Let’s return to McKinsey’s Resolve, Resilience, Return, Reimagination, and Reform model, as it’s something I’ve found really useful.
Resolve: Determine what you need to do now to survive, and resolve to do it.
This stage didn’t finish with the plans and actions we put in place back in March. In talking to customers, suppliers, partners and staff, we have rewritten our ‘Resolve’ plan several times since then, and will continue to do it monthly. We’ve written previously about how we can help supply tools to generate the quality of discussions you’ll need for this. We e continuing our rapid prototyping on digital/online tools as a direct response to what our customers say they want and to provide an alternative revenue stream to our physical tools.

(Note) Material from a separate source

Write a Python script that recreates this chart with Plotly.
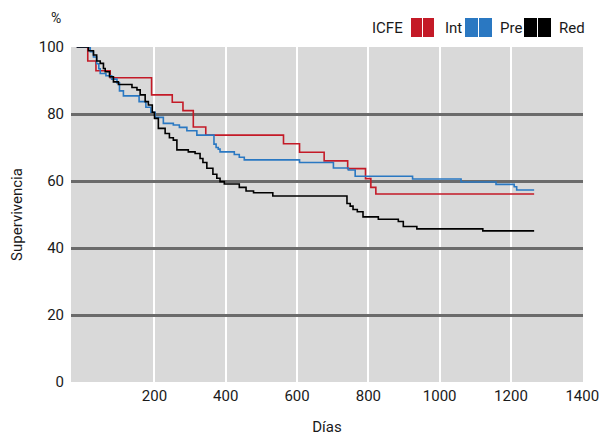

Resilience; Accept that this will take some time and keep people together and connected as best as you can.
This remains a struggle for us and I suspect for many teams and leaders too.
It’s clear and obvious that remote working, communicating solely via video-conference, and motivating remote employees in uncertain times is extremely difficult for some. It feels like we need to provide a way of satisfying the next Maslow levels in terms of belonging and esteem needs that non-working employees are losing. High quality conversations are needed for both teams and individuals.

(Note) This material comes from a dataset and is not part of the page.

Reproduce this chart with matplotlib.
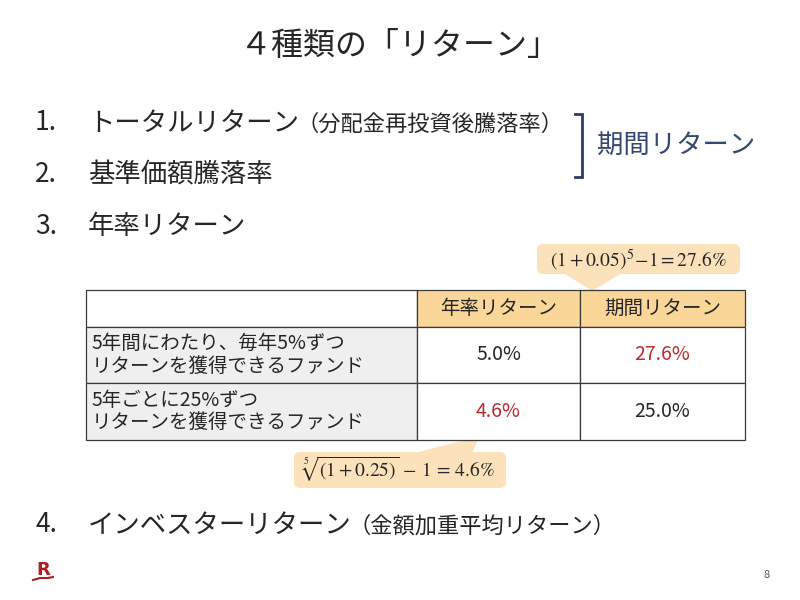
import matplotlib
matplotlib.use("Agg")
import matplotlib.pyplot as plt
from matplotlib.patches import Rectangle, FancyBboxPatch, Polygon

plt.rcParams['font.family'] = ['Noto Sans CJK JP', 'DejaVu Sans']

# ---- slide content ----
title = "４種類の「リターン」"
item_numbers = ["1.", "2.", "3.", "4."]
item_texts = ["トータルリターン", "基準価額騰落率", "年率リターン", "インベスターリターン"]
item_notes = ["（分配金再投資後騰落率）", "", "", "（金額加重平均リターン）"]
bracket_label = "期間リターン"

col_headers = ["", "年率リターン", "期間リターン"]
row_labels = ["5年間にわたり、毎年5%ずつ\nリターンを獲得できるファンド",
              "5年ごとに25%ずつ\nリターンを獲得できるファンド"]
annual_return = [5.0, 4.6]
period_return = [27.6, 25.0]
highlight = [[False, True], [True, False]]   # red text cells

formula_period = r"$(1+0.05)^5\!-\!1 = 27.6\%$"
formula_annual = r"$\sqrt[5]{(1+0.25)}\,-\,1\,=\,4.6\%$"
page_no = "8"

# ---- colours ----
TEXT = "#262626"
NAVY = "#2f3b66"
HEAD_FILL = "#fad699"
NOTE_FILL = "#fbe2bb"
GRAY_FILL = "#efefef"
RED = "#c0282d"

fig = plt.figure(figsize=(8, 6), dpi=100)
ax = fig.add_axes([0, 0, 1, 1])
ax.set_xlim(0, 800)
ax.set_ylim(600, 0)
ax.axis('off')

# title
ax.text(400, 46, title, fontsize=23, ha='center', va='center', color=TEXT)

# numbered items
item_y = [123, 175, 227, 525]
for num, txt, note, y in zip(item_numbers, item_texts, item_notes, item_y):
    ax.text(35, y, num, fontsize=19, ha='left', va='center', color=TEXT)
    t = ax.text(88, y, txt, fontsize=19, ha='left', va='center', color=TEXT)
    if note:
        fig.canvas.draw()
        bb = t.get_window_extent()
        x_end = bb.x1  # pixels == data x since axes spans figure
        ax.text(x_end - 3, y + 1, note, fontsize=16, ha='left', va='center', color=TEXT)

# bracket + label
ax.plot([575, 582, 582, 575], [114, 114, 177, 177], color=NAVY, lw=2, solid_joinstyle='miter')
ax.text(597, 145, bracket_label, fontsize=19, ha='left', va='center', color="#34476f")

# table
col_x = [86, 417, 580, 745]
row_y = [290, 327, 383, 440]

# callout pointers under the table
ax.add_patch(Polygon([[565, 274], [620, 274], [592, 291]], closed=True,
                     facecolor=NOTE_FILL, edgecolor='none', zorder=1))
ax.add_patch(Polygon([[415, 453], [472, 453], [480, 436]], closed=True,
                     facecolor=NOTE_FILL, edgecolor='none', zorder=1))

for r in range(3):
    for c in range(3):
        x0, x1 = col_x[c], col_x[c + 1]
        y0, y1 = row_y[r], row_y[r + 1]
        if r == 0:
            fill = HEAD_FILL if c > 0 else 'white'
        else:
            fill = GRAY_FILL if c == 0 else 'white'
        ax.add_patch(Rectangle((x0, y0), x1 - x0, y1 - y0, facecolor=fill,
                               edgecolor='#3a3a3a', lw=0.9, zorder=2))

for c in range(1, 3):
    ax.text((col_x[c] + col_x[c + 1]) / 2, (row_y[0] + row_y[1]) / 2, col_headers[c],
            fontsize=14, ha='center', va='center', color=TEXT, zorder=3)

for r, lab in enumerate(row_labels):
    yc = (row_y[r + 1] + row_y[r + 2]) / 2
    ax.text(92, yc, lab, fontsize=14, ha='left', va='center', color=TEXT,
            linespacing=1.1, zorder=3)
    vals = [annual_return[r], period_return[r]]
    for c in range(2):
        xc = (col_x[c + 1] + col_x[c + 2]) / 2
        ax.text(xc, yc, f"{vals[c]:.1f}%", fontsize=14, ha='center', va='center',
                color=RED if highlight[r][c] else TEXT, zorder=3)

# callout boxes
ax.add_patch(FancyBboxPatch((537, 244), 203, 30, boxstyle="round,pad=0,rounding_size=6",
                            facecolor=NOTE_FILL, edgecolor='none', zorder=1))
ax.text(638, 260, formula_period, fontsize=14, ha='center', va='center',
        color=TEXT, math_fontfamily='stix', zorder=3)

ax.add_patch(FancyBboxPatch((294, 452), 212, 36, boxstyle="round,pad=0,rounding_size=6",
                            facecolor=NOTE_FILL, edgecolor='none', zorder=1))
ax.text(398, 469, formula_annual, fontsize=14, ha='center', va='center',
        color=TEXT, math_fontfamily='stix', zorder=3)

# logo and page number
ax.text(43, 570, "R", fontsize=13, fontweight='bold', ha='center', va='center',
        color="#b01c24", family='DejaVu Sans')
ax.plot([33, 40, 48, 53], [580, 578, 578, 577], color="#b01c24", lw=1.5)
ax.text(767, 575, page_no, fontsize=8, ha='center', va='center', color="#555555")

fig.savefig("out.png", dpi=100)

The team maintenance functions Geoff described last month are difficult, or maybe impossible to address right now - resilience is also about knowing what can’t be fixed at this point, and moving on.

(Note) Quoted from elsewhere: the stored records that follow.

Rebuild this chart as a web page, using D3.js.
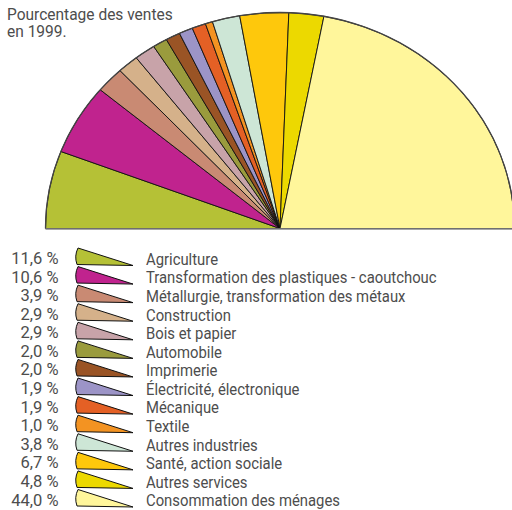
<!DOCTYPE html>
<html><head><meta charset="utf-8">
<script src="https://cdn.jsdelivr.net/npm/d3@7"></script>
<style>body{margin:0;background:#fff}svg{display:block}text{font-family:Roboto,"Open Sans",sans-serif;fill:#4d4d4d}</style>
</head><body><svg id="c" width="512" height="510"></svg>
<script>
const categories = ["Agriculture","Transformation des plastiques - caoutchouc","Métallurgie, transformation des métaux","Construction","Bois et papier","Automobile","Imprimerie","Électricité, électronique","Mécanique","Textile","Autres industries","Santé, action sociale","Autres services","Consommation des ménages"];
const values = [11.6,10.6,3.9,2.9,2.9,2.0,2.0,1.9,1.9,1.0,3.8,6.7,4.8,44.0];
const valueLabels = ["11,6 %","10,6 %","3,9 %","2,9 %","2,9 %","2,0 %","2,0 %","1,9 %","1,9 %","1,0 %","3,8 %","6,7 %","4,8 %","44,0 %"];
const colors = ["#b5c136","#c0238e","#c98a73","#d5b18a","#c8a3a9","#9a9b3d","#9a5425","#9c94c7","#e46025","#f39322","#cde6d6","#fec80c","#ecd900","#fff69b"];
const title = ["Pourcentage des ventes","en 1999."];

const svg = d3.select("#c");
const cx = 280, cy = 228.5, rx = 234.5, ry = 216;
const pie = d3.pie().sort(null).startAngle(-Math.PI/2).endAngle(Math.PI/2);
const arcs = pie(values);
const pt = a => [cx + rx*Math.sin(a), cy - ry*Math.cos(a)];
function slicePath(d){
  const p0 = pt(d.startAngle), p1 = pt(d.endAngle);
  const large = (d.endAngle - d.startAngle) > Math.PI ? 1 : 0;
  return `M${cx},${cy}L${p0[0]},${p0[1]}A${rx},${ry} 0 ${large} 1 ${p1[0]},${p1[1]}Z`;
}
svg.append("g").selectAll("path").data(arcs).join("path")
  .attr("d", slicePath).attr("fill", (d,i)=>colors[i])
  .attr("stroke", "#111").attr("stroke-width", 0.9).attr("stroke-linejoin","round");
svg.append("path")
  .attr("d", `M${cx-rx},${cy}A${rx},${ry} 0 0 1 ${cx+rx},${cy}`)
  .attr("fill","none").attr("stroke","#444").attr("stroke-width",1.3);
svg.append("line").attr("x1",cx-rx).attr("x2",cx+rx).attr("y1",cy+0.5).attr("y2",cy+0.5)
  .attr("stroke","#888").attr("stroke-width",1.5);

svg.append("g").selectAll("text").data(title).join("text")
  .attr("transform",(d,i)=>`translate(7,${19.5+i*17.5}) scale(0.97,1)`).style("font-size","16px").text(d=>d);

const y = d3.scalePoint().domain(d3.range(categories.length)).range([264, 505.5]);
const leg = svg.append("g").selectAll("g").data(categories).join("g")
  .attr("transform",(d,i)=>`translate(0,${y(i)})`);
leg.append("text").attr("x",58.5).attr("text-anchor","end").style("font-size","16.5px").text((d,i)=>valueLabels[i]);
leg.append("path").attr("d","M78,-16Q74,-8 77,0.5L133,1.5Z")
  .attr("fill",(d,i)=>colors[i]).attr("stroke","#111").attr("stroke-width",1).attr("stroke-linejoin","round");
leg.append("text").attr("transform","translate(146,0.8) scale(0.9,1)").style("font-size","16.5px").text(d=>d);
</script></body></html>
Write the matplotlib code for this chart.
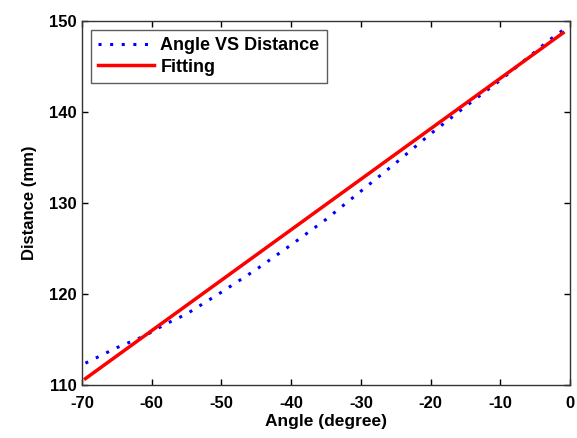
import numpy as np
import matplotlib.pyplot as plt

plt.rcParams['font.family'] = ['Liberation Sans', 'DejaVu Sans']
plt.rcParams['font.weight'] = 'bold'
plt.rcParams['axes.unicode_minus'] = False

angle = [-69.5, -65, -61, -58, -55, -50, -45, -40, -35, -30, -25, -20, -15, -10, -6, -3, -1]
distance = [112.4, 114.1, 115.4, 116.7, 117.8, 120.2, 122.7, 125.4, 128.2, 131.3,
            134.4, 137.6, 140.6, 143.5, 146.0, 147.9, 149.0]

# linear fitting line end points
fit_angle = [-69.5, -1]
fit_distance = [110.7, 148.7]

fig = plt.figure(figsize=(5.77, 4.38), dpi=100)
ax = fig.add_axes([0.142, 0.121, 0.846, 0.831])

ax.plot(angle, distance, linestyle=(0, (1, 2.8)), color='blue', linewidth=2.2,
        label='Angle VS Distance')
ax.plot(fit_angle, fit_distance, linestyle='-', color='red', linewidth=2.5, label='Fitting')

ax.set_xlim(-70, 0)
ax.set_ylim(110, 150)
ax.set_xticks(np.arange(-70, 1, 10))
ax.set_yticks(np.arange(110, 151, 10))
ax.tick_params(axis='both', which='both', direction='in', top=True, right=True,
               length=4, width=1, labelsize=12)
ax.tick_params(axis='x', pad=8)
for s in ax.spines.values():
    s.set_linewidth(1)
    s.set_color('#333333')

ax.set_xlabel('Angle (degree)', fontsize=12.5, fontweight='bold', labelpad=2)
ax.set_ylabel('Distance (mm)', fontsize=12, fontweight='bold', labelpad=9)

leg = ax.legend(loc='upper left', fontsize=13, frameon=True, fancybox=False,
                edgecolor='#333333', handlelength=3.1, handletextpad=0.35,
                borderaxespad=0.5, labelspacing=0.25, borderpad=0.4)
leg.get_frame().set_linewidth(1)

fig.savefig('out.png', dpi=100)
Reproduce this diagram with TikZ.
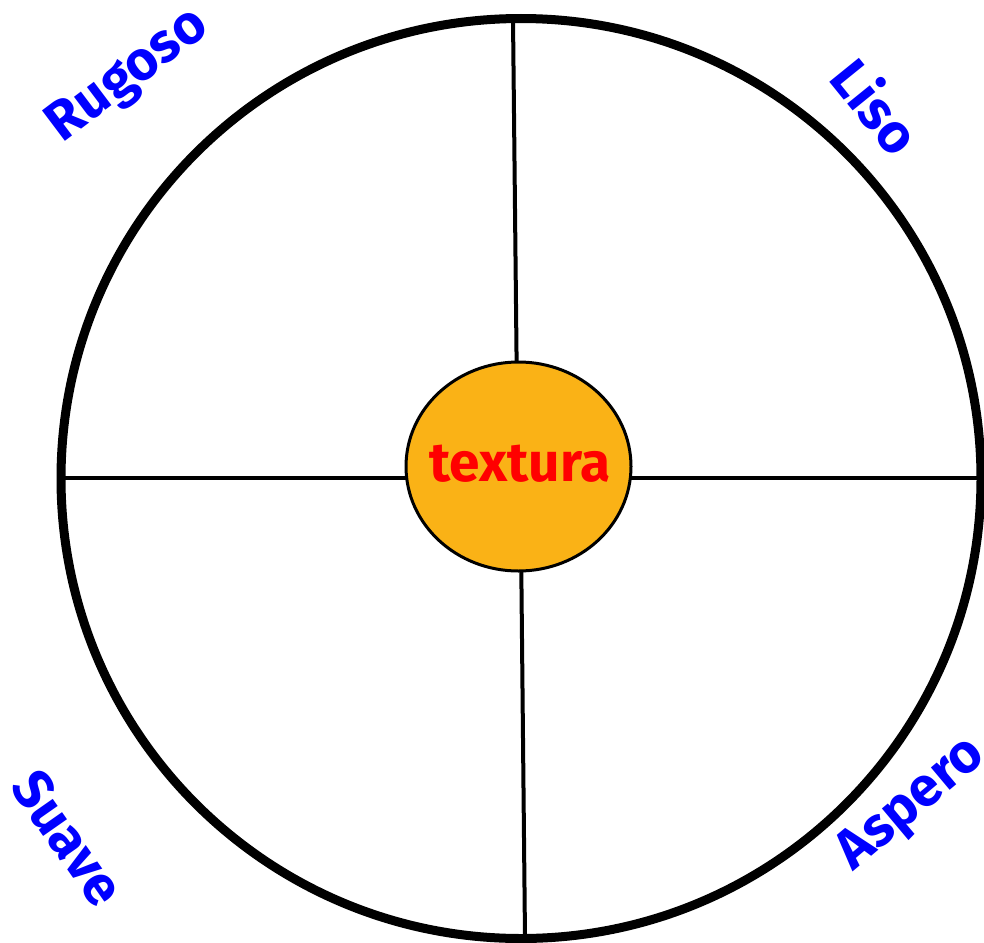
\documentclass[tikz,border=0pt]{standalone}
\usepackage{fontspec}
\setmainfont{Fira Sans}
\usetikzlibrary{shapes.geometric}
\definecolor{hubfill}{RGB}{250,178,22}
\definecolor{lblblue}{RGB}{0,0,255}
\definecolor{hubred}{RGB}{255,0,0}
\begin{document}
\begin{tikzpicture}[x=1pt,y=-1pt,
  spoke/.style={line width=4pt},
  rimline/.style={line width=9pt},
  lbl/.style={text=lblblue,font=\fontsize{55}{55}\selectfont\bfseries,inner sep=0pt}]
\useasboundingbox (0,0) rectangle (984,942);
\fill[white] (0,0) rectangle (984,942);
\node[draw, circle, rimline, minimum size=920pt, inner sep=0pt] (rim) at (521,478.5) {};
% spoke end points
\coordinate (nt) at (513,19);
\coordinate (ht) at (517,400);
\coordinate (nb) at (525,938);
\coordinate (hb) at (521,540);
\coordinate (nl) at (61,478);
\coordinate (hl) at (440,478);
\coordinate (nr) at (990,478);
\coordinate (hr) at (600,478);
\draw[spoke] (nt) -- (ht);
\draw[spoke] (hb) -- (nb);
\draw[spoke] (nl) -- (hl);
\draw[spoke] (hr) -- (nr);
\node[draw, ellipse, line width=3pt, fill=hubfill, minimum width=225pt, minimum height=209pt, inner sep=0pt] (hub) at (518.5,466.5) {};
\node[text=hubred, font=\fontsize{55}{55}\selectfont\bfseries, inner sep=0pt] (hubtext) at (520,464) {textura};
\node[lbl, rotate=37] (rugoso) at (129,77) {Rugoso};
\node[lbl, rotate=-51] (liso) at (877,106) {Liso};
\node[lbl, rotate=-55] (suave) at (68,838) {Suave};
\node[lbl, rotate=40] (aspero) at (912,805) {Aspero};
\end{tikzpicture}
\end{document}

Are you spending enough time on team maintenance, or are all your team interactions task focused?
Return: Look ahead to what you will need to do to get things restarted, or to slow down if you were one of those who had to go into overdrive
For many of us, this is probably the key stage to consider right now. I know if we are to recapture the team success we enjoyed 6 months ago, then we need to rethink all of our business operations. If like us, your staff are vital to your business success then it’s vital that teams spend time on team maintenance, and not just task achievement. If you are in an HR function or people leadership role, then it’s your job to convince senior and operational management to do this. One of the best examples we’ve seen is a charity customer of ours investing in RSVP Design providing train the trainer support for their small L&D team.This will allow them to implement team development efforts on their return, quickly giving operational leaders tools and techniques to deliver their own impactful, effective and engaging team development sessions. Contact us if you e interested in doing something similar.
Reimagination: What might be different in your learning sector post COVID-19, and how might you adapt to deliver what is required? What new opportunities might it bring when this current phase has passed?
Following discussion with many business schools, consultants and internal HR departments in the last few months, it’s clear that some are re-imagining some return to face to face learning in key areas like building new team relationships, exploring leadership and other soft skills development. Others expect to not only build knowledge entirely through digital delivery, but to develop soft skills and instill behavioural change through existing and new digital tools, (including some from RSVP Design) - and some plan to use a combination of both. Our approach is to continue to commit to rapid prototyping (we’ve already relaunched Simbols (online version) to offer a fully online delivery, added free digital resources to physical product versions, and developed new relationships with new digital product developers. Please get in touch if you are interested in delivery of our new post-COVID-19 digital simulation for your team.
Our business, its products, and the staff skills required to be successful are already significantly different. I suggest yours will be too - we can’t be the same as we were pre-COVID-19.
Reform: Start shaping and reforming yourself. What can you learn now to insulate yourself from future shock?
We have learned new skills in the last few months, and used new tools. Google and Zoom have provided a wonderful collaborative fast prototyping environment - my current favourite online tool for increasing quality of customer support is loom.com . It’s free and an incredibly easy way to create personal, useful videos - even as email responses! I’m now learning about new online simulation development, creating our own secure digital development and delivery environments, how to create and maintain a safe physical workspace for my team and how to improve my remote management and leadership skills. None of this was on my 2020 personal development plan in January - to be honest, some days it seems really daunting, whilst some days it feels exhilarating. My Reform is to accept that feeling like this is my new normal - what’s yours?